President Trump introduced a 2018 budget proposal Thursday that includes significant cuts to programs meant to bolster lower-income Americans. Below, we imagine a worst-case scenario for one such family, living in southwestern Pennsylvania.
Breakfast. Luckily, cuts to WIC’s nutrition assistance program haven’t affected your family. But you still need to be judicious about what food is in the house, now that the Meals on Wheels program that helped your father has been cut, as a result of the elimination of federal Community Development Block Grants. Something small, then. You still get the same supplemental nutrition assistance as before, but it never went very far. Your younger son’s asthma is acting up. The county’s efforts to cut down on the air pollution that exacerbates it were slowed when the Environmental Protection Agency’s grant program was axed.

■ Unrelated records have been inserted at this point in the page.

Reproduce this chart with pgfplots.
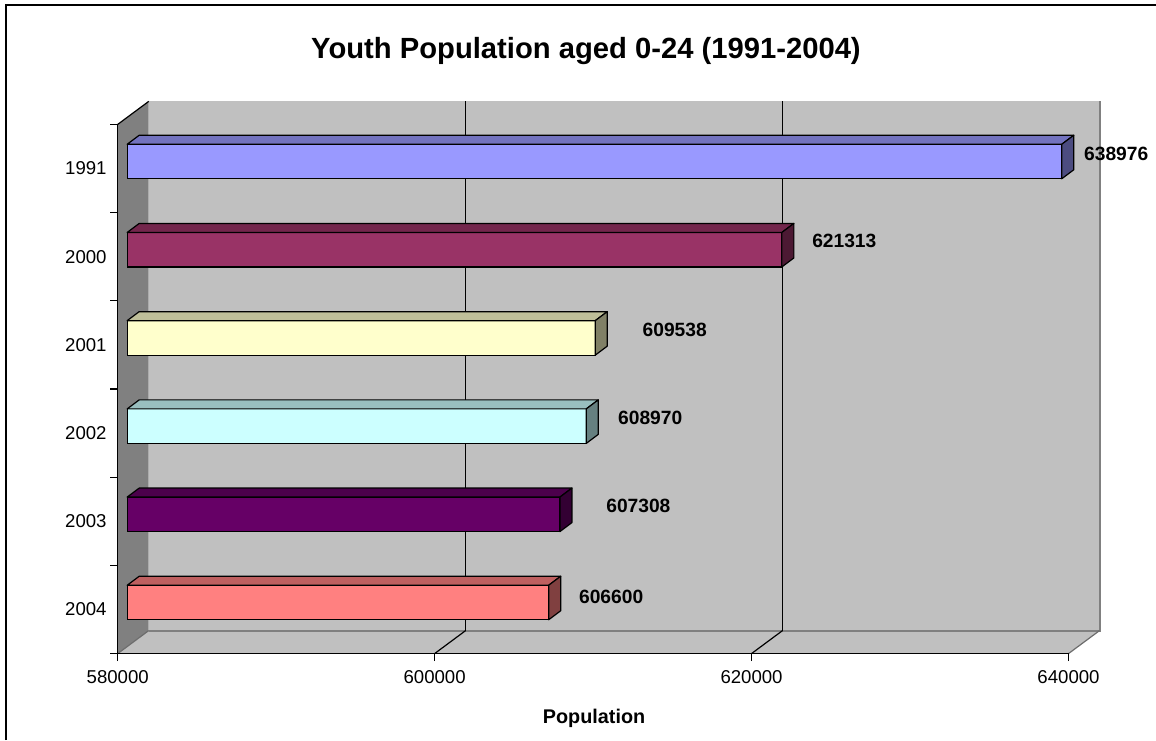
\documentclass[border=0pt]{standalone}
\usepackage{pgfplots}
\pgfplotsset{compat=1.18}
\usepackage{fontspec}
\setmainfont{Liberation Sans}

\definecolor{cA}{HTML}{9999FF}
\definecolor{cB}{HTML}{993366}
\definecolor{cC}{HTML}{FFFFCC}
\definecolor{cD}{HTML}{CCFFFF}
\definecolor{cE}{HTML}{660066}
\definecolor{cF}{HTML}{FF8080}
\definecolor{wall}{HTML}{C0C0C0}
\definecolor{sidewall}{HTML}{808080}

\pgfdeclareplotmark{emptymark}{}

\pgfplotsset{
  face3d/.style 2 args={
    scatter, only marks, mark=emptymark, point meta=x,
    scatter/@pre marker code/.code={%
      \edef\L{\fpeval{(#2-580000)*475.4/60000}}%
      \filldraw[fill=#1!75!black, draw=black, line width=0.6pt, line join=round]
        (-\L pt,8.625pt) -- (0pt,8.625pt) -- (6pt,13.125pt) -- ({6pt-\L pt},13.125pt) -- cycle;
      \filldraw[fill=#1!50!black, draw=black, line width=0.6pt, line join=round]
        (0pt,-8.625pt) -- (0pt,8.625pt) -- (6pt,13.125pt) -- (6pt,-4.125pt) -- cycle;
    },
    scatter/@post marker code/.code={},
  },
  lbl/.style 2 args={only marks, mark=emptymark, point meta=x,
    nodes near coords={\pgfmathprintnumber[fixed,precision=0,1000 sep={},assume math mode=true]{\pgfplotspointmeta}},
    every node near coord/.append style={anchor=west, inner sep=0pt, xshift=#1pt, yshift=#2pt, text=black, font=\bfseries\fontsize{9.6}{11}\selectfont}},
  frontbar/.style={xbar, bar width=17.25pt, bar shift=0pt, fill=#1, draw=black, line width=0.6pt},
  planeaxis/.style={scale only axis, anchor=south west, width=475.4pt, height=264.6pt,
    xmin=580000, xmax=640000, ymin=-0.5, ymax=5.5},
}

\begin{document}
\begin{tikzpicture}[x=1pt,y=1pt]
\path[use as bounding box] (0,0) rectangle (578,370);
\draw[line width=1pt] (3,0) -- (3,367.5) -- (578,367.5);
% walls and floor
\fill[sidewall] (58.85,43.2) -- (58.85,307.8) -- (74.35,319.3) -- (74.35,54.7) -- cycle;
\fill[wall] (74.35,54.7) rectangle (549.75,319.3);
\fill[wall] (58.85,43.2) -- (534.25,43.2) -- (549.75,54.7) -- (74.35,54.7) -- cycle;
\draw[sidewall, line width=1pt] (74.35,54.7) -- (549.75,54.7) -- (549.75,319.3);
\draw[sidewall!85!black, line width=0.6pt] (58.85,43.2) -- (74.35,54.7);
\draw[sidewall!85!black, line width=0.6pt] (534.25,43.2) -- (549.75,54.7);
\draw[black, line width=0.6pt] (58.85,307.8) -- (74.35,319.3);
\draw[black, line width=0.6pt] (217.3,43.2) -- (232.8,54.7);
\draw[black, line width=0.6pt] (375.75,43.2) -- (391.25,54.7);

% back plane: gridlines
\begin{axis}[planeaxis, at={(74.35pt,54.7pt)},
  axis line style={draw=none}, xtick={600000,620000}, ytick=\empty,
  major tick length=0pt, xticklabels={}, scaled x ticks=false,
  xmajorgrids, grid style={black, line width=0.6pt}]
\addplot[draw=none] coordinates {(580000,0)};
\end{axis}

% bar plane: front faces
\begin{axis}[planeaxis, at={(63.6pt,46.7pt)}, hide axis, clip=true]
\addplot[frontbar=cA] coordinates {(638976,5)};
\addplot[frontbar=cB] coordinates {(621313,4)};
\addplot[frontbar=cC] coordinates {(609538,3)};
\addplot[frontbar=cD] coordinates {(608970,2)};
\addplot[frontbar=cE] coordinates {(607308,1)};
\addplot[frontbar=cF] coordinates {(606600,0)};
\end{axis}

% bar plane: top and side faces, value labels
\begin{axis}[planeaxis, at={(63.6pt,46.7pt)}, hide axis, clip=false]
\addplot[face3d={cA}{638976}] coordinates {(638976,5)};
\addplot[face3d={cB}{621313}] coordinates {(621313,4)};
\addplot[face3d={cC}{609538}] coordinates {(609538,3)};
\addplot[face3d={cD}{608970}] coordinates {(608970,2)};
\addplot[face3d={cE}{607308}] coordinates {(607308,1)};
\addplot[face3d={cF}{606600}] coordinates {(606600,0)};
\addplot[lbl={11}{3.75}] coordinates {(638976,5)};
\addplot[lbl={15}{4.25}] coordinates {(621313,4)};
\addplot[lbl={23.5}{4}] coordinates {(609538,3)};
\addplot[lbl={15.75}{4}] coordinates {(608970,2)};
\addplot[lbl={23}{4}] coordinates {(607308,1)};
\addplot[lbl={15}{3}] coordinates {(606600,0)};
\end{axis}

% front plane: axes, ticks, labels
\begin{axis}[planeaxis, at={(58.85pt,43.2pt)},
  axis lines*=left, axis line style={black, line width=0.6pt},
  xtick={580000,600000,620000,640000}, scaled x ticks=false,
  ytick={-0.5,0.5,1.5,2.5,3.5,4.5,5.5},
  y tick label as interval,
  yticklabels={2004,2003,2002,2001,2000,1991},
  tick align=outside, major tick length=3.75pt,
  tick style={black, line width=0.6pt},
  tick label style={font=\fontsize{9.3}{11}\selectfont},
  xticklabel style={anchor=north, inner sep=0pt, yshift=-4.4pt,
    /pgf/number format/fixed, /pgf/number format/precision=0,
    /pgf/number format/1000 sep={}, /pgf/number format/assume math mode=true},
  yticklabel style={anchor=east, inner sep=0pt, xshift=-1.6pt},
  xlabel={Population},
  xlabel style={at={(axis description cs:0.501,-0.1317)}, anchor=base, inner sep=0pt, font=\bfseries\fontsize{9.9}{12}\selectfont},
  title={Youth Population aged 0-24 (1991-2004)},
  title style={at={(axis description cs:0.4925,1.1028)}, anchor=base, inner sep=0pt, font=\bfseries\fontsize{14.6}{17}\selectfont},
]
\addplot[draw=none] coordinates {(580000,0)};
\end{axis}
\end{tikzpicture}
\end{document}
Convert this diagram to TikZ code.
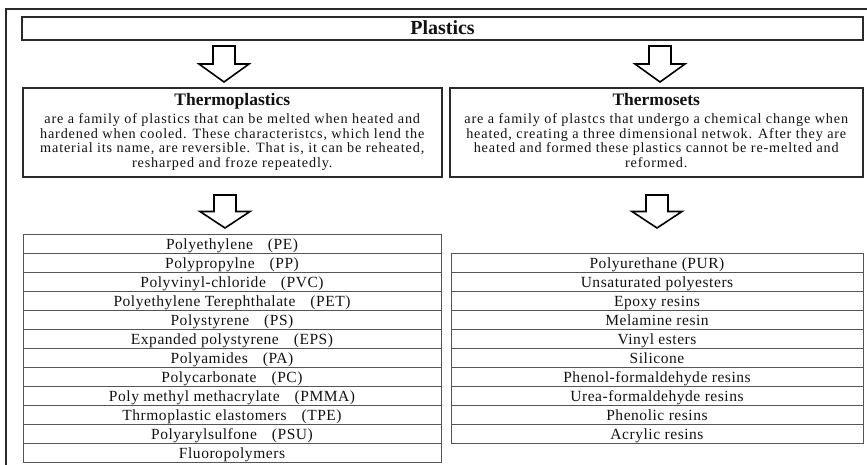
\documentclass[tikz,border=0pt]{standalone}
\usepackage{fontspec}
\setmainfont{Liberation Serif}[LetterSpace=3.5]
\newfontfamily\titlefont{Liberation Serif}
\newfontfamily\descfont{Liberation Serif}[LetterSpace=6]
\definecolor{frame}{HTML}{2A2A2A}
\definecolor{rowline}{HTML}{555555}
\definecolor{txt}{HTML}{111111}
\begin{document}
\begin{tikzpicture}[x=1pt,y=-1pt,
  every node/.style={inner sep=0pt, text=txt},
  thickbox/.style={draw=frame, line width=2pt, rectangle},
  rowbox/.style={draw=rowline, line width=1pt, rectangle, minimum height=19pt,
    text height=15pt, text depth=4pt, font=\fontsize{15.5}{17}\selectfont},
  titletext/.style={font=\titlefont\bfseries\fontsize{17.5}{19}\selectfont, anchor=base},
  desctext/.style={font=\descfont\fontsize{14.2}{14.5}\selectfont, align=center, anchor=north},
  arrowline/.style={draw=black, line width=1.6pt, fill=white, line join=miter},
  pics/blockarr/.style={code={\path[arrowline] (-11,0) -- (11,0) -- (11,#1*0.5) -- (25,#1*0.5) -- (0,#1) -- (-25,#1*0.5) -- (-11,#1*0.5) -- cycle;}}
]
\useasboundingbox (0,0) rectangle (867,465);
% outer frame (cut by the page)
\draw[draw=frame, line width=1.5pt] (6,475) -- (6,9) -- (880,9);

% top box
\node[thickbox, minimum width=841pt, text height=18pt, text depth=5pt,
  font=\titlefont\bfseries\fontsize{20}{22}\selectfont] (plastics) at (442.5,28.5) {Plastics};

% arrows from Plastics
\coordinate (a1) at (224,46);
\coordinate (a2) at (660,46);
\pic at (a1) {blockarr=36};
\pic at (a2) {blockarr=36};

% description boxes
\node[thickbox, minimum width=418.5pt, minimum height=89pt] (tp) at (232.25,132.5) {};
\node[thickbox, minimum width=413.5pt, minimum height=89pt] (ts) at (656.25,132.5) {};
\node[titletext] (tpt) at (232.25,106) {Thermoplastics};
\node[titletext] (tst) at (656.25,106) {Thermosets};
\node[desctext] (tpd) at (232.25,113.8) {are a family of plastics that can be melted when heated and\\
hardened when cooled. These characteristcs, which lend the\\
material its name, are reversible. That is, it can be reheated,\\
resharped and froze repeatedly.};
\node[desctext] (tsd) at (656.25,113.8) {are a family of plastcs that undergo a chemical change when\\
heated, creating a three dimensional netwok. After they are\\
heated and formed these plastics cannot be re-melted and\\
reformed.};

% arrows to lists
\coordinate (b1) at (225,195);
\coordinate (b2) at (657,195);
\pic at (b1) {blockarr=33};
\pic at (b2) {blockarr=33};

% thermoplastics list
\foreach \t [count=\i] in {Polyethylene\hspace{15pt}(PE),
  Polypropylne\hspace{15pt}(PP),
  Polyvinyl-chloride\hspace{15pt}(PVC),
  Polyethylene Terephthalate\hspace{15pt}(PET),
  Polystyrene\hspace{15pt}(PS),
  Expanded polystyrene\hspace{15pt}(EPS),
  Polyamides\hspace{15pt}(PA),
  Polycarbonate\hspace{15pt}(PC),
  Poly methyl methacrylate\hspace{15pt}(PMMA),
  Thrmoplastic elastomers\hspace{15pt}(TPE),
  Polyarylsulfone\hspace{15pt}(PSU),
  Fluoropolymers}
  \node[rowbox, minimum width=418pt] (l\i) at (232,{234+9.5+19*(\i-1)}) {\t};

% thermosets list
\foreach \t [count=\i] in {Polyurethane (PUR),
  Unsaturated polyesters,
  Epoxy resins,
  Melamine resin,
  Vinyl esters,
  Silicone,
  Phenol-formaldehyde resins,
  Urea-formaldehyde resins,
  Phenolic resins,
  Acrylic resins}
  \node[rowbox, minimum width=412pt] (r\i) at (657,{253+9.5+19*(\i-1)}) {\t};
\end{tikzpicture}
\end{document}
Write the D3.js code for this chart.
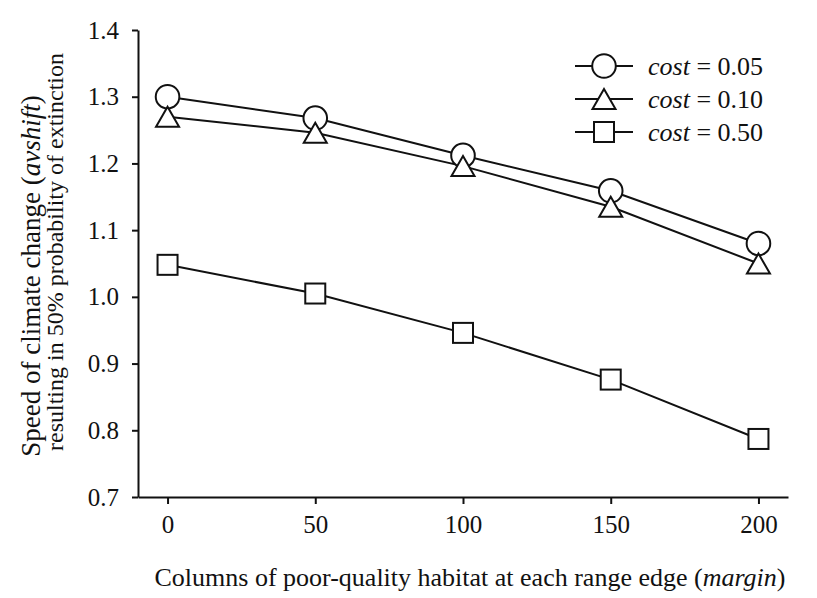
<!DOCTYPE html>
<html>
<head>
<meta charset="utf-8">
<script src="https://cdn.jsdelivr.net/npm/d3@7"></script>
<style>
  body { margin: 0; background: #fff; }
  svg text { font-family: "Liberation Serif", "Times New Roman", serif; fill: #111; }
</style>
</head>
<body>
<div id="chart"></div>
<script>
// margin (columns of poor-quality habitat)
var margins = [0, 50, 100, 150, 200];
var cost005 = [1.300, 1.268, 1.212, 1.159, 1.080];
var cost010 = [1.270, 1.246, 1.196, 1.135, 1.050];
var cost050 = [1.048, 1.005, 0.946, 0.876, 0.787];
var costLabels = ["0.05", "0.10", "0.50"];
var yTicks = [0.7, 0.8, 0.9, 1.0, 1.1, 1.2, 1.3, 1.4];
var xTicks = [0, 50, 100, 150, 200];

var W = 817, H = 598;
var ink = "#111";

var svg = d3.select("#chart").append("svg")
    .attr("width", W)
    .attr("height", H);

var x = d3.scaleLinear().domain([-10, 210]).range([138, 788]);
var y = d3.scaleLinear().domain([0.7, 1.4]).range([497, 30]);

// axes
var yAxis = svg.append("g")
    .attr("transform", "translate(" + x.range()[0] + ",0)")
    .call(d3.axisLeft(y).tickValues(yTicks).tickFormat(d3.format(".1f"))
        .tickSize(6).tickSizeOuter(0).tickPadding(13));

var xAxis = svg.append("g")
    .attr("transform", "translate(0," + y.range()[0] + ")")
    .call(d3.axisBottom(x).tickValues(xTicks).tickFormat(d3.format("d"))
        .tickSize(7).tickSizeOuter(0).tickPadding(11));

[yAxis, xAxis].forEach(function (g) {
    g.attr("font-size", null).attr("font-family", null);
    g.select(".domain").attr("stroke", ink).attr("stroke-width", 2);
    g.selectAll(".tick line").attr("stroke", ink).attr("stroke-width", 2);
    g.selectAll(".tick text")
        .style("font-size", "25px")
        .attr("fill", ink);
});

// axis titles
svg.append("text")
    .attr("x", 470)
    .attr("y", 586)
    .attr("text-anchor", "middle")
    .style("font-size", "26px")
    .html("Columns of poor-quality habitat at each range edge (<tspan font-style='italic'>margin</tspan>)");

svg.append("text")
    .attr("transform", "translate(40,276) rotate(-90)")
    .attr("text-anchor", "middle")
    .style("font-size", "27px")
    .html("Speed of climate change (<tspan font-style='italic'>avshift</tspan>)");

svg.append("text")
    .attr("transform", "translate(63,252) rotate(-90)")
    .attr("text-anchor", "middle")
    .style("font-size", "24px")
    .text("resulting in 50% probability of extinction");

// markers
var trianglePath = "M0,-10L11.5,10L-11.5,10Z";
function drawMarker(g, type) {
    if (type === "circle") {
        g.append("circle").attr("r", 11.8);
    } else if (type === "triangle") {
        g.append("path").attr("d", trianglePath);
    } else {
        g.append("rect").attr("x", -10).attr("y", -10).attr("width", 20).attr("height", 20);
    }
    g.selectAll("circle,path,rect")
        .attr("fill", "#fff")
        .attr("stroke", ink)
        .attr("stroke-width", 2);
}

var series = [
    { values: cost005, marker: "circle" },
    { values: cost010, marker: "triangle" },
    { values: cost050, marker: "square" }
];

var line = d3.line()
    .x(function (d, i) { return x(margins[i]); })
    .y(function (d) { return y(d); });

svg.append("g").selectAll("path")
    .data(series)
    .enter()
    .append("path")
    .attr("d", function (s) { return line(s.values); })
    .attr("fill", "none")
    .attr("stroke", ink)
    .attr("stroke-width", 2);

series.forEach(function (s) {
    svg.append("g").selectAll("g")
        .data(s.values)
        .enter()
        .append("g")
        .attr("transform", function (d, i) {
            return "translate(" + x(margins[i]) + "," + y(d) + ")";
        })
        .each(function () { drawMarker(d3.select(this), s.marker); });
});

// legend
var legend = svg.append("g").attr("transform", "translate(575,66)");
var rowGap = 33;
series.forEach(function (s, i) {
    var row = legend.append("g").attr("transform", "translate(0," + (i * rowGap) + ")");
    row.append("line")
        .attr("x1", 0).attr("x2", 58)
        .attr("stroke", ink).attr("stroke-width", 2);
    var m = row.append("g").attr("transform", "translate(29,0)");
    drawMarker(m, s.marker);
    row.append("text")
        .attr("x", 73)
        .attr("dy", "0.34em")
        .style("font-size", "26px")
        .html("<tspan font-style='italic'>cost</tspan> = " + costLabels[i]);
});
</script>
</body>
</html>
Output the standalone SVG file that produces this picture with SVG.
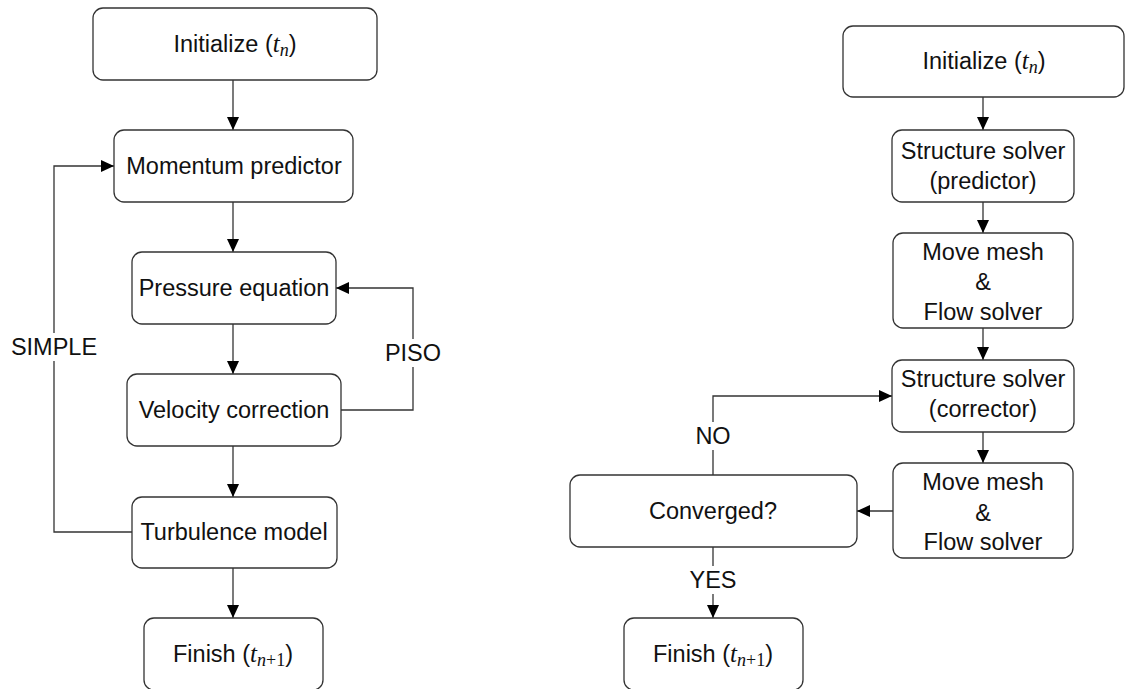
<svg xmlns="http://www.w3.org/2000/svg" width="1126" height="689" viewBox="0 0 1126 689">
<style>
.box{fill:#fff;stroke:#333;stroke-width:1.3}
.lbl{font-family:"Liberation Sans",Arial,sans-serif;font-size:23.5px;fill:#111;text-anchor:middle}
.m{font-family:"Liberation Serif","Times New Roman",serif;font-style:italic;font-size:25px}
.s{font-family:"Liberation Serif","Times New Roman",serif;font-style:italic;font-size:18px}
.u{font-family:"Liberation Serif","Times New Roman",serif;font-style:normal;font-size:18px}
.e{fill:none;stroke:#333;stroke-width:1.3}
.bg{fill:#fff;stroke:none}
</style>
<defs>
<marker id="ah" viewBox="0 0 13 12" refX="13" refY="6" markerWidth="13" markerHeight="12" markerUnits="userSpaceOnUse" orient="auto">
<path d="M0,0 L13,6 L0,12 Z" fill="#000"/>
</marker>
</defs>
<rect width="1126" height="689" fill="#fff"/>
<g id="connectors">
<path class="e" d="M233,80 V130" marker-end="url(#ah)"/>
<path class="e" d="M233,202 V252" marker-end="url(#ah)"/>
<path class="e" d="M233,324 V374" marker-end="url(#ah)"/>
<path class="e" d="M233,446 V497" marker-end="url(#ah)"/>
<path class="e" d="M233,568 V618" marker-end="url(#ah)"/>
<path class="e" d="M132,532 H54 V166 H114" marker-end="url(#ah)"/>
<path class="e" d="M341,410 H413 V288 H336" marker-end="url(#ah)"/>
<path class="e" d="M983,97 V130" marker-end="url(#ah)"/>
<path class="e" d="M983,202 V233" marker-end="url(#ah)"/>
<path class="e" d="M983,328 V360" marker-end="url(#ah)"/>
<path class="e" d="M983,432 V463" marker-end="url(#ah)"/>
<path class="e" d="M893,511 H857" marker-end="url(#ah)"/>
<path class="e" d="M713,475 V396 H892" marker-end="url(#ah)"/>
<path class="e" d="M713,547 V618" marker-end="url(#ah)"/>
<rect class="bg" x="8" y="333" width="92" height="28"/>
<text class="lbl" x="54" y="355">SIMPLE</text>
<rect class="bg" x="386" y="339" width="54" height="28"/>
<text class="lbl" x="413" y="361">PISO</text>
<rect class="bg" x="692" y="422" width="42" height="28"/>
<text class="lbl" x="713" y="444">NO</text>
<rect class="bg" x="688" y="566" width="50" height="28"/>
<text class="lbl" x="713" y="588">YES</text>
</g>
<g id="init-left">
<rect class="box" x="93" y="8" width="284" height="72" rx="10"/>
<text class="lbl" x="235" y="52">Initialize (<tspan class="m">t</tspan><tspan class="s" dy="4">n</tspan><tspan dy="-4">)</tspan></text>
</g>
<g id="momentum">
<rect class="box" x="114" y="130" width="239" height="72" rx="10"/>
<text class="lbl" x="234" y="174">Momentum predictor</text>
</g>
<g id="pressure">
<rect class="box" x="132" y="252" width="204" height="72" rx="10"/>
<text class="lbl" x="234" y="296">Pressure equation</text>
</g>
<g id="velocity">
<rect class="box" x="127" y="374" width="214" height="72" rx="10"/>
<text class="lbl" x="234" y="418">Velocity correction</text>
</g>
<g id="turbulence">
<rect class="box" x="132" y="497" width="205" height="71" rx="10"/>
<text class="lbl" x="234" y="540">Turbulence model</text>
</g>
<g id="finish-left">
<rect class="box" x="144" y="618" width="179" height="72" rx="10"/>
<text class="lbl" x="233" y="662">Finish (<tspan class="m">t</tspan><tspan class="s" dy="4">n</tspan><tspan class="u">+1</tspan><tspan dy="-4">)</tspan></text>
</g>
<g id="init-right">
<rect class="box" x="843" y="26" width="281" height="71" rx="10"/>
<text class="lbl" x="984" y="69">Initialize (<tspan class="m">t</tspan><tspan class="s" dy="4">n</tspan><tspan dy="-4">)</tspan></text>
</g>
<g id="struct-pred">
<rect class="box" x="892" y="130" width="182" height="72" rx="10"/>
<text class="lbl" x="983" y="159">Structure solver</text>
<text class="lbl" x="983" y="189">(predictor)</text>
</g>
<g id="mesh-flow-1">
<rect class="box" x="893" y="233" width="180" height="95" rx="10"/>
<text class="lbl" x="983" y="260">Move mesh</text>
<text class="lbl" x="983" y="290">&amp;</text>
<text class="lbl" x="983" y="320">Flow solver</text>
</g>
<g id="struct-corr">
<rect class="box" x="892" y="360" width="182" height="72" rx="10"/>
<text class="lbl" x="983" y="387">Structure solver</text>
<text class="lbl" x="983" y="417">(corrector)</text>
</g>
<g id="mesh-flow-2">
<rect class="box" x="893" y="463" width="180" height="95" rx="10"/>
<text class="lbl" x="983" y="490">Move mesh</text>
<text class="lbl" x="983" y="521">&amp;</text>
<text class="lbl" x="983" y="550">Flow solver</text>
</g>
<g id="converged">
<rect class="box" x="570" y="475" width="287" height="72" rx="10"/>
<text class="lbl" x="713" y="519">Converged?</text>
</g>
<g id="finish-right">
<rect class="box" x="624" y="618" width="179" height="72" rx="10"/>
<text class="lbl" x="713" y="662">Finish (<tspan class="m">t</tspan><tspan class="s" dy="4">n</tspan><tspan class="u">+1</tspan><tspan dy="-4">)</tspan></text>
</g>
</svg>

For now, the kids are off to school — one of the new charter schools near town. Three years ago, your older son’s class visited Friendship Hill National Historic Site about this time of year, but it, along with 48 other historic sites, closed after funding was stopped. No field trip for your younger son, then. And no reading assistance from members of City Year, either. The elimination of AmeriCorps meant the end of such service-oriented programs. Once upon a time, your father may have been able to step in, thanks to the Senior Community Service Employment Program, but that has been cut, too.
You head to work. You’d been hoping to start your own business for some time, but a business incubator that had been planned in your area was canceled after the Appalachian Regional Commission was shut down. Besides, you’ve been having a hard time getting a loan from a bank, something that would probably have been easier if Community Development Financial Institutions hadn’t been eliminated. So back to the same old service-sector job and the same old hourly wage.
Your father stays home; the senior center lost its block grant, too. He calls you around lunch time to let you know that you just received a foreclosure notice from your landlord. You know they can’t do that under the terms of your lease, but a lawyer is expensive and the pro bono firm you’ve used in the past can’t help you anymore, after it lost funding from the Legal Services Corporation.
Before your workday is done, the kids are back home. There used to be a latchkey program that your younger son went to, but: budget cuts. Same with the local library, where your older son used to attend a reading group twice a week. Cuts to the Institute of Museum and Library Services meant losing the staff member who ran the program, and that ended that. Instead, you know the boys are on the couch flipping through channels. No “Sesame Street,” of course, as the Corporation for Public Broadcasting lost its funding, crippling the organization. They’ll have to make do.
Your shift over, you start the long trip home. A planned bus route that would have sliced your commute in half was shelved after a TIGER grant from the federal government was canceled, meaning that the county couldn’t afford more buses. While you’re waiting for your transfer, the weather takes a sharp turn for the worse. No snow was expected, but forecasts have been shaky recently. You know what this means, though: melting snow backing up the storm drains near your house, because you could never afford to have them fixed, and the Water and Waste Disposal Loan and Grant Program was canceled before you could apply.
You finally make it home after a long day. Dinner. Your older son is starting to think about colleges, but the end of Federal Supplemental Educational Opportunity Grants means that you need to be honest with him about what you can and can’t afford. That’s a problem for another day. Like tomorrow. Tomorrow it all starts over again, and you know that it will start the same way.